Na visão e experiência de Magalhães, a tendência de colaboração é um perfil instalado em lideranças femininas. “A colaboração é um dos elementos que amparam o coletivo, e o amparo ao coletivo alcança o efeito no bem-estar. Com um perfil tão necessário nas condições do mercado atual, a liderança feminina instalada vai provocar mudanças e trazer o equilíbrio. Através da transformação organizacional, onde o equilíbrio entre a vida profissional e as demandas que a vida impõe é fundamental (independentemente do gênero, que geralmente favorece menos a liderança feminina), os vieses são expostos, discutidos e harmonizados.” 

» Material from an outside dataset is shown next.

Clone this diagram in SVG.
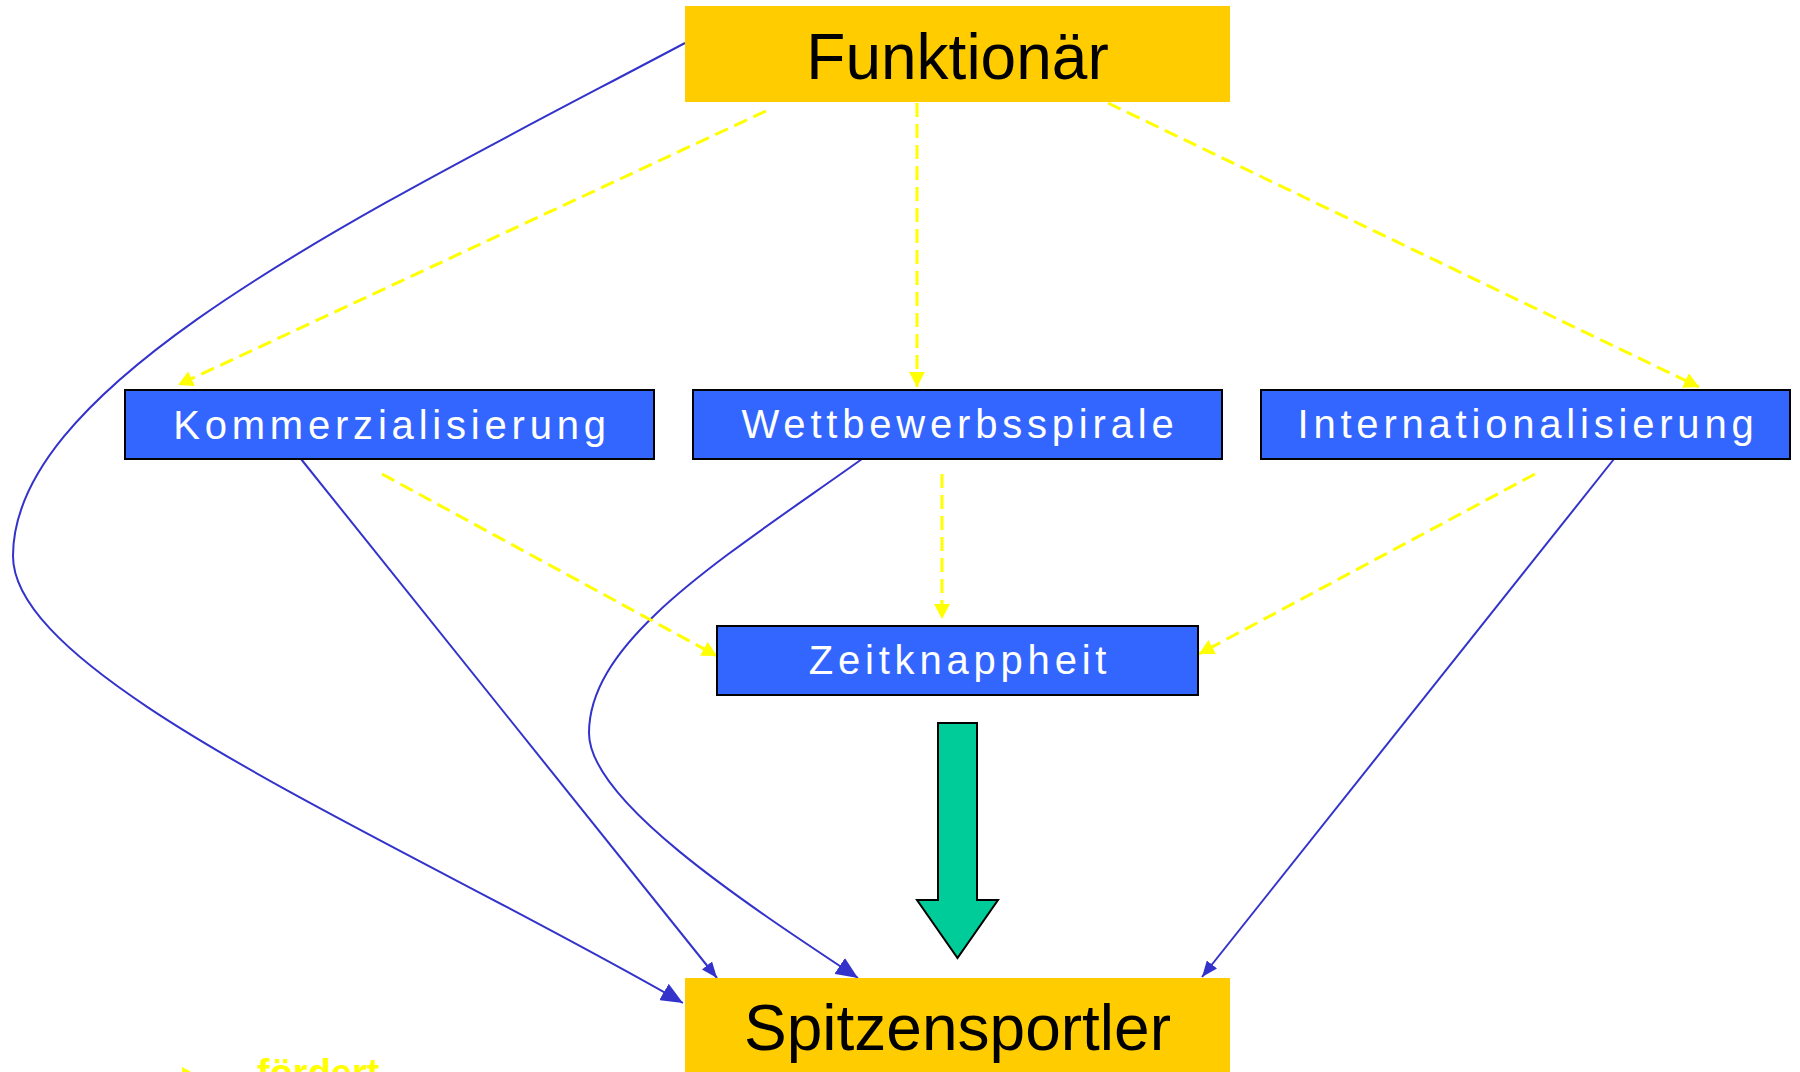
<svg xmlns="http://www.w3.org/2000/svg" width="1800" height="1072" viewBox="0 0 1800 1072">
<defs>
<style>
.yel{fill:#ffcc00;stroke:none}
.blu{fill:#3366ff;stroke:#000;stroke-width:2}
.big{font-family:"Liberation Sans",Arial,sans-serif;font-size:64px;fill:#000;text-anchor:middle}
.lbl{font-family:"Liberation Sans",Arial,sans-serif;font-size:40px;fill:#fff;text-anchor:middle;letter-spacing:4.8px}
.sol{fill:none;stroke:#3333cc;stroke-width:2}
.das{fill:none;stroke:#ffff00;stroke-width:3;stroke-dasharray:14 7}
</style>
<marker id="ay" markerUnits="userSpaceOnUse" markerWidth="15" markerHeight="16" refX="15" refY="8" orient="auto" viewBox="0 0 15 16"><path d="M0,0 L15,8 L0,16 z" fill="#ffff00"/></marker>
<marker id="abL" markerUnits="userSpaceOnUse" markerWidth="22" markerHeight="19" refX="22" refY="9.5" orient="auto" viewBox="0 0 22 19"><path d="M0,0 L22,9.5 L0,19 z" fill="#3333cc"/></marker>
<marker id="abS" markerUnits="userSpaceOnUse" markerWidth="16" markerHeight="13" refX="16" refY="6.5" orient="auto" viewBox="0 0 16 13"><path d="M0,0 L16,6.5 L0,13 z" fill="#3333cc"/></marker>
</defs>
<rect width="1800" height="1072" fill="#fff"/>
<g id="connectors">
<path class="sol" d="M685,43 C370,210 13,380 13,556 C13,680 400,840 683,1003" marker-end="url(#abL)"/>
<path class="sol" d="M301,459 L717,978" marker-end="url(#abS)"/>
<path class="sol" d="M862,459 C720,560 589,640 589,733 C589,800 740,900 858,978" marker-end="url(#abL)"/>
<path class="sol" d="M1614,459 L1202,977" marker-end="url(#abS)"/>
<path class="das" d="M766,111 L178,385" marker-end="url(#ay)"/>
<path class="das" d="M917,103 L917,387" marker-end="url(#ay)"/>
<path class="das" d="M1108,103 L1699,387" marker-end="url(#ay)"/>
<path class="das" d="M382,474 L717,656" marker-end="url(#ay)"/>
<path class="das" d="M942,474 L942,619" marker-end="url(#ay)"/>
<path class="das" d="M1535,474 L1199,654" marker-end="url(#ay)"/>
<polygon id="bigarrow" points="938,723 977,723 977,900 998,900 957.5,958 917,900 938,900" fill="#00cc99" stroke="#000" stroke-width="2"/>
</g>
<g id="funktionaer"><rect class="yel" x="685" y="6" width="545" height="96"/><text class="big" x="957.5" y="79">Funktionär</text></g>
<g id="kommerzialisierung"><rect class="blu" x="125" y="390" width="529" height="69"/><text class="lbl" x="392" y="439">Kommerzialisierung</text></g>
<g id="wettbewerbsspirale"><rect class="blu" x="693" y="390" width="529" height="69"/><text class="lbl" x="960" y="438">Wettbewerbsspirale</text></g>
<g id="internationalisierung"><rect class="blu" x="1261" y="390" width="529" height="69"/><text class="lbl" x="1528" y="438">Internationalisierung</text></g>
<g id="zeitknappheit"><rect class="blu" x="717" y="626" width="481" height="69"/><text class="lbl" x="960" y="674">Zeitknappheit</text></g>
<g id="spitzensportler"><rect class="yel" x="685" y="978" width="545" height="100"/><text class="big" x="957.5" y="1050">Spitzensportler</text></g>
<g id="legend">
<path class="das" d="M110,1075 L197,1075" marker-end="url(#ay)"/>
<text x="257" y="1086" font-family="Liberation Sans, Arial, sans-serif" font-size="38" font-weight="bold" fill="#ffff00">fördert</text>
</g>
</svg>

Segundo ela, em uma determinada geração, comenta-se que apenas as gerações mais novas estão interessadas em equilíbrio de vida, misturando um assunto que sempre foi demandado entre os gêneros. “Não há nada de errado em uma pessoa ser profissional, competente e requerer equilíbrio de vida; as famílias também perceberão que demandas sem equilíbrio afetam a vida profissional do gênero feminino. Portanto, na minha visão, esse famoso equilíbrio pode ser alcançado quando os gêneros estão equilibrados, reconhecendo o compromisso e as competências mútuas. Isso é um desafio organizacional que pode abalar o ambiente e a estratégia. Trabalho em uma marca onde atualmente sou uma das representantes, mas há 36 anos vejo a estratégia de diversidade inserida. Vejo investimentos, e sem comprometimento do nível mais executivo, não é possível alcançá-la. Isso deve ser verdadeiro para nos motivar, e com motivação, o melhor se torna menos difícil — até porque não é fácil ser executivo, independentemente do gênero; isso requer empenho. O passo para atender o coletivo e deixar um ambiente melhor do que você encontrou só se instala com muita maturidade e ações que uma marca pode nos proporcionar.” 

Ao finalizar, Teixeira, sendo a maioria de nós afetada pela sobrecarga de trabalho, tentando equilibrar a vida pessoal e profissional (muitas vezes com jornadas duplas ou até triplas, acumulando diversas tarefas como cuidadoras), enfatiza a importância de ter e promover empatia no ambiente de trabalho. “Gostaria de enfatizar nosso papel enquanto membros de um grupo minorizado em combater preconceitos e promover inclusão. Não apenas aceitar a diversidade, mas realmente acolher e abraçar, promovendo um ambiente de trabalho mais saudável em que as pessoas encontrem pertencimento e não sintam vergonha de ser quem são. Falando especificamente sobre promoção de equidade de gênero, é importante que não apenas incentivemos as mulheres a desenvolver suas carreiras, mas que todos os nossos liderados (homens e mulheres) tenham o acolhimento necessário para trabalhar suas questões pessoais, cuidar de seu núcleo familiar e equilibrar suas muitas necessidades enquanto seres humanos.”